Given exercise | Extract only the first line of the listing and every line after it up to and including the one with "import * as". Omit the pictures.

Given information |
______________________________
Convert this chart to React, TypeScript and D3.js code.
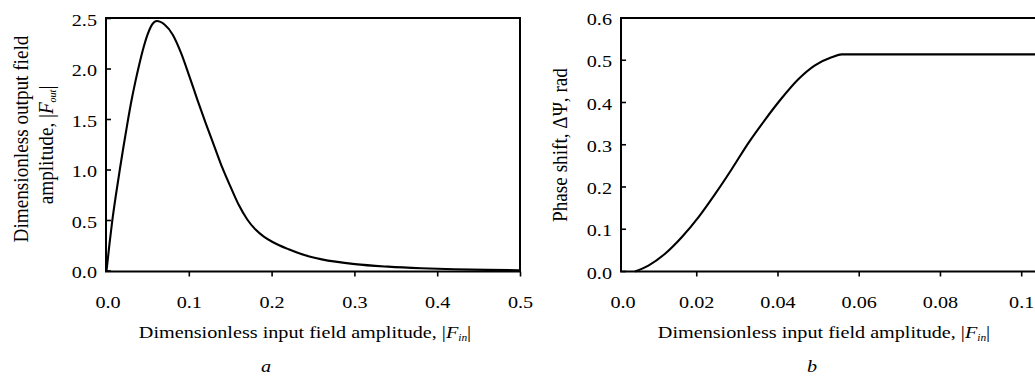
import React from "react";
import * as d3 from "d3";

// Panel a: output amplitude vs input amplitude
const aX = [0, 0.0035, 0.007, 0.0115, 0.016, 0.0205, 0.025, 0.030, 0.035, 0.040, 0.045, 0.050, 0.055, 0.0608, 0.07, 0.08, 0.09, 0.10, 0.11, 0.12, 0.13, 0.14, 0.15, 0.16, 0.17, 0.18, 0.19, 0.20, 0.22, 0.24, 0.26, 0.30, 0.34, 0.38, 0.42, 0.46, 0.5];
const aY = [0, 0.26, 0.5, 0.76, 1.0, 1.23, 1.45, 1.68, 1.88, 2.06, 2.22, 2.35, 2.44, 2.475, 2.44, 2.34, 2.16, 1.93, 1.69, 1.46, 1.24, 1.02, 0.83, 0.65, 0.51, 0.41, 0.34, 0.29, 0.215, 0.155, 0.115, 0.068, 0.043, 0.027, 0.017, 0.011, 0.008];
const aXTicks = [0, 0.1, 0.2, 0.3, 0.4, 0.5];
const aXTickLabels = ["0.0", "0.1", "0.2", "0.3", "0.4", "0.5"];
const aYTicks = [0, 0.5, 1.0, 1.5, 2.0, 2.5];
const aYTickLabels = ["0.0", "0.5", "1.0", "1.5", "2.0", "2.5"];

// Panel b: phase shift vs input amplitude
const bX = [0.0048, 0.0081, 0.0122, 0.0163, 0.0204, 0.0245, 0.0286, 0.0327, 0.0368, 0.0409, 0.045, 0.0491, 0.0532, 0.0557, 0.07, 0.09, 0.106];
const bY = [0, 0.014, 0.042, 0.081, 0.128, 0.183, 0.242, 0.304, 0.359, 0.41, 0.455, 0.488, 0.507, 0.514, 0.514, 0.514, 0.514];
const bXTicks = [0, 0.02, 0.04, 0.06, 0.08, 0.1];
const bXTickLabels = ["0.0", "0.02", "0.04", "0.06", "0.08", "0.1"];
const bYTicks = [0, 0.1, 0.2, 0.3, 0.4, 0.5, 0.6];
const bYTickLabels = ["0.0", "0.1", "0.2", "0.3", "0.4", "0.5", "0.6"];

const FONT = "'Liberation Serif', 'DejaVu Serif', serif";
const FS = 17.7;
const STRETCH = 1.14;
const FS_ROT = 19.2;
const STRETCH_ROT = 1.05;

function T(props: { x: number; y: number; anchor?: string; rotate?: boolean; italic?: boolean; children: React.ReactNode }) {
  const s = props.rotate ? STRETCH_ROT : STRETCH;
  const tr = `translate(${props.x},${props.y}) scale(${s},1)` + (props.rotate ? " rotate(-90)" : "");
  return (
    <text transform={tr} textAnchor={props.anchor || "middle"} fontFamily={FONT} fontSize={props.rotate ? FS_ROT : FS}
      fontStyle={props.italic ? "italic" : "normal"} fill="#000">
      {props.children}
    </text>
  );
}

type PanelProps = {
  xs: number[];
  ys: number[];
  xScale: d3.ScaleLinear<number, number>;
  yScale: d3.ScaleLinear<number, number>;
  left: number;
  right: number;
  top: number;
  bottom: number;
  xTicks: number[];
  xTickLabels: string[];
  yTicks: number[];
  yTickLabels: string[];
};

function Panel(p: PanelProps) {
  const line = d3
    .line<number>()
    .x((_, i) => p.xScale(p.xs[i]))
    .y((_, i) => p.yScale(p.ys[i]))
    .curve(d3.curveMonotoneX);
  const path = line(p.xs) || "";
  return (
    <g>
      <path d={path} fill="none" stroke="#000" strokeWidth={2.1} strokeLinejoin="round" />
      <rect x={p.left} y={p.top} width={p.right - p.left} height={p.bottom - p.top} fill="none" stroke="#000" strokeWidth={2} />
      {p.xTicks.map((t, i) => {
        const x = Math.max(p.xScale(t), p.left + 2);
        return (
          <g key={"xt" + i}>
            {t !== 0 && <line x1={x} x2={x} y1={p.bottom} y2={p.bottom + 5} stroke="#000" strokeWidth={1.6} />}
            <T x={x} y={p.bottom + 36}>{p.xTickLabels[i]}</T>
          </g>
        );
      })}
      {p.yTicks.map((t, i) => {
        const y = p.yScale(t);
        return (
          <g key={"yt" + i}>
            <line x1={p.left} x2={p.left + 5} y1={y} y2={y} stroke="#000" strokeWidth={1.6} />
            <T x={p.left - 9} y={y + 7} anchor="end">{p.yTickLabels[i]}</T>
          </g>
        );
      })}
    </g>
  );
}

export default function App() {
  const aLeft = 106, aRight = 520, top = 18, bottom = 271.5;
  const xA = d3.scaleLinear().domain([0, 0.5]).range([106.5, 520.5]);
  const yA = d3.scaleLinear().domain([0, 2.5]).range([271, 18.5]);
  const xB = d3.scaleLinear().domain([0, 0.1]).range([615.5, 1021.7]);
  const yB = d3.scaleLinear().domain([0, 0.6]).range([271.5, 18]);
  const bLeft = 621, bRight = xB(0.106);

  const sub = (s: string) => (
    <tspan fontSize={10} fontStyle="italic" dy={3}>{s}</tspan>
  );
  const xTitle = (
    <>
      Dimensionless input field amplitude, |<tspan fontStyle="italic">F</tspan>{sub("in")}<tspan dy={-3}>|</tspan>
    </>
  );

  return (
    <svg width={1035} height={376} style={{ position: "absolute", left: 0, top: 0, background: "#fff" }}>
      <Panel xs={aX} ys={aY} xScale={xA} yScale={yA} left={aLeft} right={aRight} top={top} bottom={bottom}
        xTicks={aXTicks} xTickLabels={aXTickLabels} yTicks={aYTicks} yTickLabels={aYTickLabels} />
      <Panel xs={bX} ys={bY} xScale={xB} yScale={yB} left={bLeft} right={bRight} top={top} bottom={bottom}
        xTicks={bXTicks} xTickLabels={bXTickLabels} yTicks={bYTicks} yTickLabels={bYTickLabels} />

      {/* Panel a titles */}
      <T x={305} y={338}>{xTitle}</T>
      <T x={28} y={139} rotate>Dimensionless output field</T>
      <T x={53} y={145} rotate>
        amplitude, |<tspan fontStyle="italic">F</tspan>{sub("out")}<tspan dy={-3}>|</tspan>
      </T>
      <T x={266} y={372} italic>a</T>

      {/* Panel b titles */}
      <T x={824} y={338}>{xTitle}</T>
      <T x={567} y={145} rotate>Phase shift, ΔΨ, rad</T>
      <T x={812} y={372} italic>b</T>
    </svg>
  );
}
______________________________
Solution for this problem |
Convert this chart to React, TypeScript and D3.js code.
import React from "react";
import * as d3 from "d3";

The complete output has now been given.